Hundreds of tourists have flocked to Australia’s Uluru to take part in the final climb at the sacred site.
The giant red monolith, formerly known as Ayers Rock, will be permanently off limits after Friday following a decades-long fight by indigenous people to close the trek.
Long queues of tourists formed early on Friday ahead of the ban but strong winds meant visitors were initially stopped from making an early morning climb.
Authorities said they would reassess during the day whether or not to reopen.
The UNESCO World Heritage-listed site is a top tourist draw in Australia despite its remote desert location near Alice Springs in the Northern Territory.
The Uluru-Kata Tjuta National Park board voted unanimously in November 2017 to bring an end to climbing at the site, with officials saying it is “not a theme park”.
The Anangu people, the traditional owners of Uluru, have called for the climb to be closed since 1985, when the park was returned to indigenous control.
The Anangu say Uluru has deep spiritual significance as a route their ancestors took.
All signs and climbing equipment are set to be removed on Friday afternoon ahead of the site’s closure and anyone caught scaling Uluru following the ban will face a hefty fine.
As images emerged of tourists queuing to climb Uluru for a final time, prominent indigenous academic Marcia Langton tweeted: “A curse will fall on all of them. They will remember how they defiled this sacred place until they die & history will record their contempt for Aboriginal culture.”
A curse will fall on all of them. They will remember how they defiled this sacred place until they die & history will record their contempt for Aboriginal culture https://t.co/0FbT1qINEl
— 💧Marcia Langton 🐯 (@marcialangton) October 24, 2019
While most visitors do not climb Uluru’s steep red-ochre flanks, the impending ban has triggered an upsurge in people taking advantage of a final opportunity to make the trek.
Nearly 400,000 visitors flocked to the landmark in the year to the end of June.
Kelly Derks, from Melbourne, said she wanted to climb Uluru while at the same time respect indigenous beliefs.
“We respect that, we climb but we don’t leave rubbish, we stay to the path,” she said.
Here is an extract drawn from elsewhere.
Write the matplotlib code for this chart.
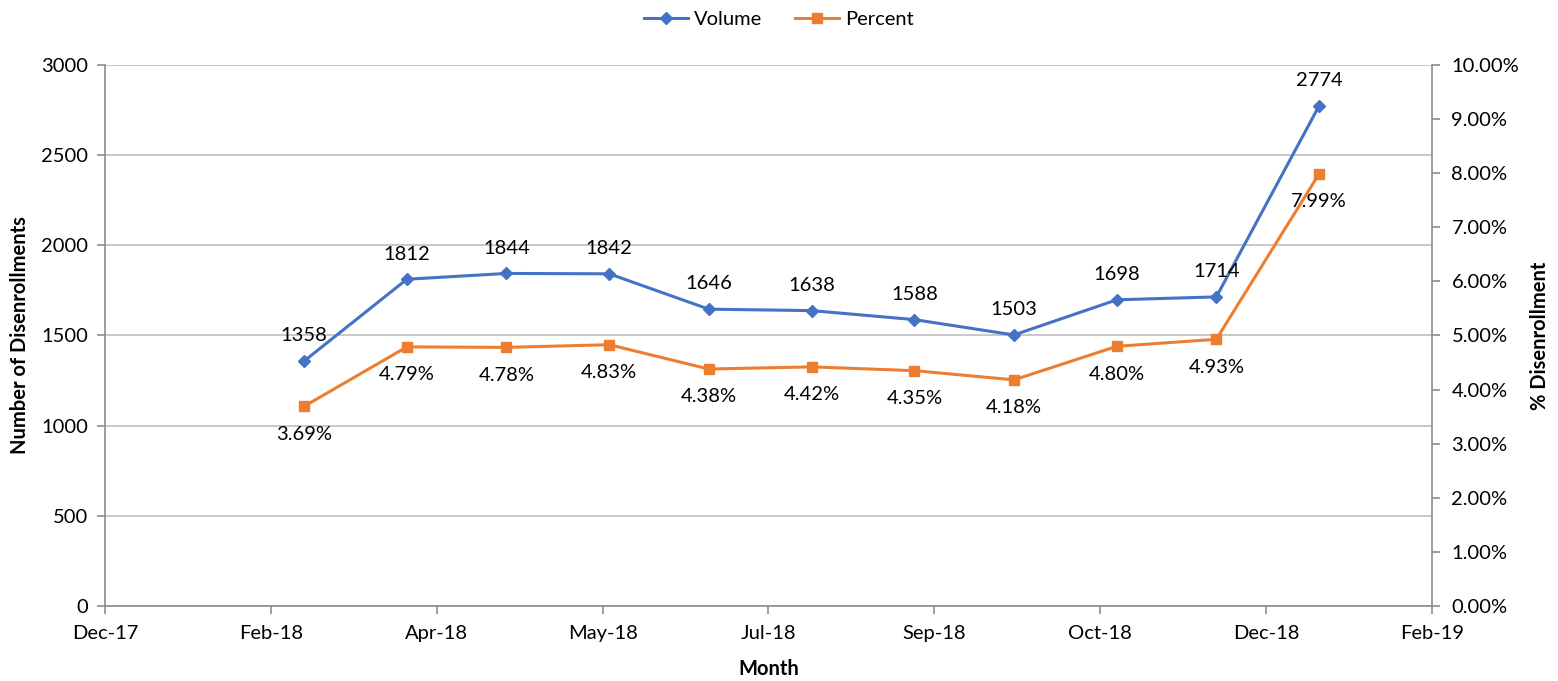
import datetime as dt
import matplotlib
matplotlib.use('Agg')
import matplotlib.pyplot as plt
import matplotlib.dates as mdates
from matplotlib.ticker import FixedLocator, FuncFormatter

plt.rcParams['font.family'] = ['Lato', 'DejaVu Sans']

# data (first of month, Mar-18 .. Jan-19)
months = [dt.date(2018, m, 1) for m in range(3, 13)] + [dt.date(2019, 1, 1)]
volume = [1358, 1812, 1844, 1842, 1646, 1638, 1588, 1503, 1698, 1714, 2774]
percent = [3.69, 4.79, 4.78, 4.83, 4.38, 4.42, 4.35, 4.18, 4.80, 4.93, 7.99]

blue = '#4472C4'
orange = '#ED7D31'
axcol = '#8C8C8C'
gridcol = '#BFBFBF'
fs = 14.5

fig = plt.figure(figsize=(15.58, 6.81), dpi=100)
ax = fig.add_axes([0.0674, 0.1101, 0.8517, 0.7945])
ax2 = ax.twinx()

xs = mdates.date2num(months)
start = mdates.date2num(dt.date(2017, 12, 31))
ticks = [start + 50 * k for k in range(9)]

l1, = ax.plot(xs, volume, color=blue, lw=2.2, marker='D', ms=6, label='Volume')
l2, = ax2.plot(xs, percent, color=orange, lw=2.2, marker='s', ms=7.5, label='Percent')

for x, v in zip(xs, volume):
    ax.annotate(str(v), (x, v), xytext=(0, 12), textcoords='offset points',
                ha='center', va='bottom', fontsize=fs)
for x, p in zip(xs, percent):
    ax2.annotate('%.2f%%' % p, (x, p), xytext=(0, -14), textcoords='offset points',
                 ha='center', va='top', fontsize=fs)

ax.set_xlim(ticks[0], ticks[-1])
ax.xaxis.set_major_locator(FixedLocator(ticks))
ax.xaxis.set_major_formatter(mdates.DateFormatter('%b-%y'))

ax.set_ylim(0, 3000)
ax.set_yticks(range(0, 3001, 500))
ax2.set_ylim(0, 10)
ax2.set_yticks(range(0, 11))
ax2.yaxis.set_major_formatter(FuncFormatter(lambda v, p: '%.2f%%' % v))

ax.grid(axis='y', color=gridcol, lw=1.2)
ax.set_axisbelow(True)

for a in (ax, ax2):
    a.spines['top'].set_visible(False)
    for s in ('left', 'right', 'bottom'):
        a.spines[s].set_color(axcol)
        a.spines[s].set_linewidth(1.2)
    a.tick_params(colors=axcol, labelcolor='black', labelsize=fs, length=6, width=1.2)
ax.spines['right'].set_visible(False)
ax2.spines['left'].set_visible(False)
ax2.spines['bottom'].set_visible(False)
ax.tick_params(axis='x', pad=8)
ax.tick_params(axis='y', pad=6)
ax2.tick_params(axis='y', pad=8)

ax.set_ylabel('Number of Disenrollments', fontsize=fs, fontweight='bold', labelpad=8)
ax2.set_ylabel('% Disenrollment', fontsize=fs, fontweight='bold', labelpad=8, rotation=90)
ax.set_xlabel('Month', fontsize=fs, fontweight='bold', labelpad=12)

fig.legend(handles=[l1, l2], loc='upper center', bbox_to_anchor=(0.5, 1.01), ncol=2,
           frameon=False, fontsize=fs, handlelength=2.2, handletextpad=0.3,
           columnspacing=1.6)

fig.savefig('out.png', dpi=100)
Sonita Vinecombe, from Adelaide, said the impending ban prompted her to come to Uluru.
“We weren’t planning to come anytime soon, but because it’s the last day we are here,” she said.
Dozens of people have died while scaling Uluru, from falls and dehydration.
Plans to ban climbing at the 348m (1,142ft) tall site were announced when fewer than 20% of visitors were making the climb.
Sammy Wilson, the Uluru-Kata Tjuta National Park board chairman, said at the time that the site was “an extremely important place, not a playground or theme park like Disneyland”.
“If I travel to another country and there is a sacred site, an area of restricted access, I don’t enter or climb it, I respect it,” he said.
“It is the same here for Anangu. We are not stopping tourism, just this activity.”